Structure and Function of the Mammalian Circadian Clock

Abstract

Circadian clocks are essential in all kingdoms of life to maintain appropriate synchronization with their environment. Robust, 24-hr rhythms in eukaryotes are generated by a transcription-translation negative feedback loop. Proper oscillation of the mammalian clock depends on the complex formation and periodic turnover of the Period (PER) and Cryptochrome (CRY) proteins, which together inhibit their own transcriptional activator complex, CLOCK-BMAL1. While these four proteins form the core of the clock, post-translational modifications are essential for generating the oscillations.
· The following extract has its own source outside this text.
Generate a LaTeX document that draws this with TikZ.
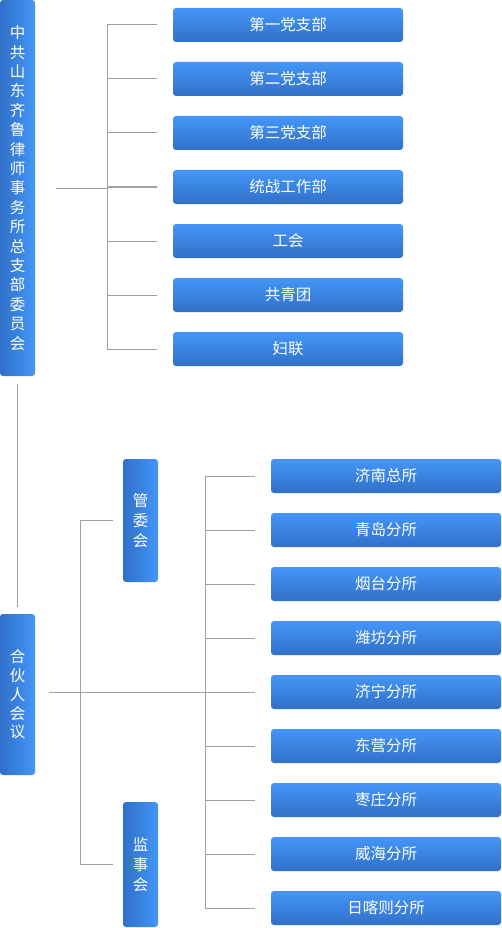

Phosphorylation and ubiquitination are necessary for localization, complex formation, and degradation of each component. Ubiquitin ligase FBXL3 is required for the nuclear degradation of CRY and competes with both PER and a novel clock-modulating compound KL001 for CRY binding. We present the mechanism of action of this small molecule showing that it occupies the same pocket as FBXL3 thereby stabilizing CRY and lengthening the circadian period. We also report structural and functional evidence for the diverse roles of PERs with respect to CRYs. Briefly, the PER CRY-binding domain adopts a highly-extended conformation, embracing CRY2 with a sinuous binding mode. Unexpectedly, a strictly-conserved intermolecular zinc finger, whose integrity is important for rhythmicity, stabilizes PER-CRY. This work has provided the foundation to explore the assemblies of the core clock machinery. Preliminary progress has been made in establishing the CRY-CLOCK-BMAL1 repression complex.